MATERIAL FOR THIS EXERCISE:

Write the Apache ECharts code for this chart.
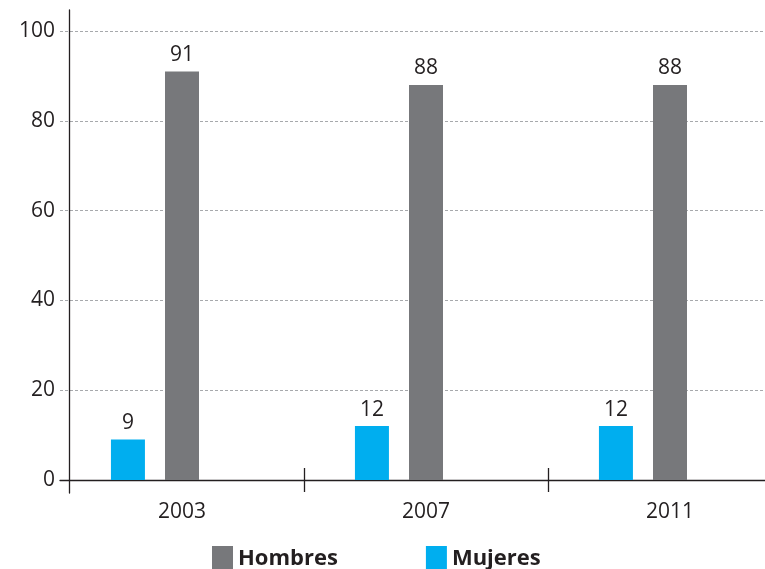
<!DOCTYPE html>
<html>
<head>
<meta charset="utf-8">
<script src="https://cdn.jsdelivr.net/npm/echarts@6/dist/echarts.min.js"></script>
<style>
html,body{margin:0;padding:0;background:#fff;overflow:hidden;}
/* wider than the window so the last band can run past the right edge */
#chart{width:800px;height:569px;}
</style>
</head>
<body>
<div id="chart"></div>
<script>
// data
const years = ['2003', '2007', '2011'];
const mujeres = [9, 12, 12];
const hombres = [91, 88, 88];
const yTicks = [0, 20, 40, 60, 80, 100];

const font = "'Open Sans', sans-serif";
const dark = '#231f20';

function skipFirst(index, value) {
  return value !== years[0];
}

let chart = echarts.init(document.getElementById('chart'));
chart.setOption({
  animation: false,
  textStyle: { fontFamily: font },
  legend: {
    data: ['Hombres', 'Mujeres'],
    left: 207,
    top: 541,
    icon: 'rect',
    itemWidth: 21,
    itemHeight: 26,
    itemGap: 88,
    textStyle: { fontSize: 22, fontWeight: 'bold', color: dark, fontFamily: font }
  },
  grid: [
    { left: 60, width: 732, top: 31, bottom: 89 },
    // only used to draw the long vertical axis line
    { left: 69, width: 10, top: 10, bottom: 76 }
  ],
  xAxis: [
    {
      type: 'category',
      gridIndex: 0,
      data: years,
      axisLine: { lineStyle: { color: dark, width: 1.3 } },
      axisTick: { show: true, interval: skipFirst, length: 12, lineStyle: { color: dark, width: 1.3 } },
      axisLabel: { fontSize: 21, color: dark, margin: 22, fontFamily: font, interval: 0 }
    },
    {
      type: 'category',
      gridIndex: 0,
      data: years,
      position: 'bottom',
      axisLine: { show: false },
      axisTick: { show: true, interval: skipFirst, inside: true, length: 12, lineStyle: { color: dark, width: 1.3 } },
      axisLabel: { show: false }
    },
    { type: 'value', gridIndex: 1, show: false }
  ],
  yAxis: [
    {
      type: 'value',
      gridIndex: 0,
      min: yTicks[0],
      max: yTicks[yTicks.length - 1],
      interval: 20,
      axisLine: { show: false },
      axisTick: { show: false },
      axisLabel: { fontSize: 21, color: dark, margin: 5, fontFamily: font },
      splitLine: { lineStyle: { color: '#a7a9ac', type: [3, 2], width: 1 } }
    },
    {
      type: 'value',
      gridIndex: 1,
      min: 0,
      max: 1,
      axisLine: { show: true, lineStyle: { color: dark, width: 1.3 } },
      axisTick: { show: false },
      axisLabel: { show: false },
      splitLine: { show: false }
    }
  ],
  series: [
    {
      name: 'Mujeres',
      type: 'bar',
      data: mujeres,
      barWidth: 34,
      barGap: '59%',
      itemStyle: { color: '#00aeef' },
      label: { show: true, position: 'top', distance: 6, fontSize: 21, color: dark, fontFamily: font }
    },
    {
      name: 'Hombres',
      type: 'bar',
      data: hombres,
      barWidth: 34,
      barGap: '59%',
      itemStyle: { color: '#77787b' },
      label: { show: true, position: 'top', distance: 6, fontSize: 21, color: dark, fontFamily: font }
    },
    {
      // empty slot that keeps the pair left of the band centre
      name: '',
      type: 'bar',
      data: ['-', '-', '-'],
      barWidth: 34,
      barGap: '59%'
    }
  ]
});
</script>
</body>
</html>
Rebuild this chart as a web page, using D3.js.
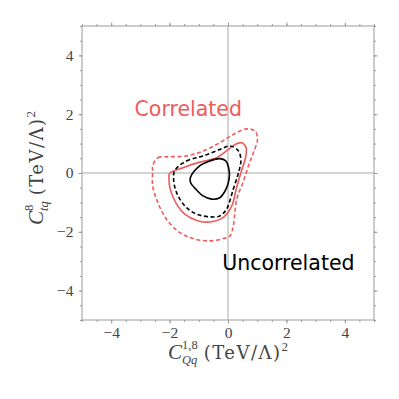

OBJECTIVE: Repeat the material above word for word, please, apart from its images.

ANSWER BELOW:
Write the Apache ECharts code for this chart.
<!DOCTYPE html>
<html>
<head>
<meta charset="utf-8">
<script src="https://cdn.jsdelivr.net/npm/echarts@6/dist/echarts.min.js"></script>
<style>
html,body{margin:0;padding:0;background:#fff;overflow:hidden;}
/* wider than the window so the last band can run past the right edge */
#chart{width:800px;height:569px;}
</style>
</head>
<body>
<div id="chart"></div>
<script>
// data
const years = ['2003', '2007', '2011'];
const mujeres = [9, 12, 12];
const hombres = [91, 88, 88];
const yTicks = [0, 20, 40, 60, 80, 100];

const font = "'Open Sans', sans-serif";
const dark = '#231f20';

function skipFirst(index, value) {
  return value !== years[0];
}

let chart = echarts.init(document.getElementById('chart'));
chart.setOption({
  animation: false,
  textStyle: { fontFamily: font },
  legend: {
    data: ['Hombres', 'Mujeres'],
    left: 207,
    top: 541,
    icon: 'rect',
    itemWidth: 21,
    itemHeight: 26,
    itemGap: 88,
    textStyle: { fontSize: 22, fontWeight: 'bold', color: dark, fontFamily: font }
  },
  grid: [
    { left: 60, width: 732, top: 31, bottom: 89 },
    // only used to draw the long vertical axis line
    { left: 69, width: 10, top: 10, bottom: 76 }
  ],
  xAxis: [
    {
      type: 'category',
      gridIndex: 0,
      data: years,
      axisLine: { lineStyle: { color: dark, width: 1.3 } },
      axisTick: { show: true, interval: skipFirst, length: 12, lineStyle: { color: dark, width: 1.3 } },
      axisLabel: { fontSize: 21, color: dark, margin: 22, fontFamily: font, interval: 0 }
    },
    {
      type: 'category',
      gridIndex: 0,
      data: years,
      position: 'bottom',
      axisLine: { show: false },
      axisTick: { show: true, interval: skipFirst, inside: true, length: 12, lineStyle: { color: dark, width: 1.3 } },
      axisLabel: { show: false }
    },
    { type: 'value', gridIndex: 1, show: false }
  ],
  yAxis: [
    {
      type: 'value',
      gridIndex: 0,
      min: yTicks[0],
      max: yTicks[yTicks.length - 1],
      interval: 20,
      axisLine: { show: false },
      axisTick: { show: false },
      axisLabel: { fontSize: 21, color: dark, margin: 5, fontFamily: font },
      splitLine: { lineStyle: { color: '#a7a9ac', type: [3, 2], width: 1 } }
    },
    {
      type: 'value',
      gridIndex: 1,
      min: 0,
      max: 1,
      axisLine: { show: true, lineStyle: { color: dark, width: 1.3 } },
      axisTick: { show: false },
      axisLabel: { show: false },
      splitLine: { show: false }
    }
  ],
  series: [
    {
      name: 'Mujeres',
      type: 'bar',
      data: mujeres,
      barWidth: 34,
      barGap: '59%',
      itemStyle: { color: '#00aeef' },
      label: { show: true, position: 'top', distance: 6, fontSize: 21, color: dark, fontFamily: font }
    },
    {
      name: 'Hombres',
      type: 'bar',
      data: hombres,
      barWidth: 34,
      barGap: '59%',
      itemStyle: { color: '#77787b' },
      label: { show: true, position: 'top', distance: 6, fontSize: 21, color: dark, fontFamily: font }
    },
    {
      // empty slot that keeps the pair left of the band centre
      name: '',
      type: 'bar',
      data: ['-', '-', '-'],
      barWidth: 34,
      barGap: '59%'
    }
  ]
});
</script>
</body>
</html>
Rebuild this chart as a web page, using D3.js.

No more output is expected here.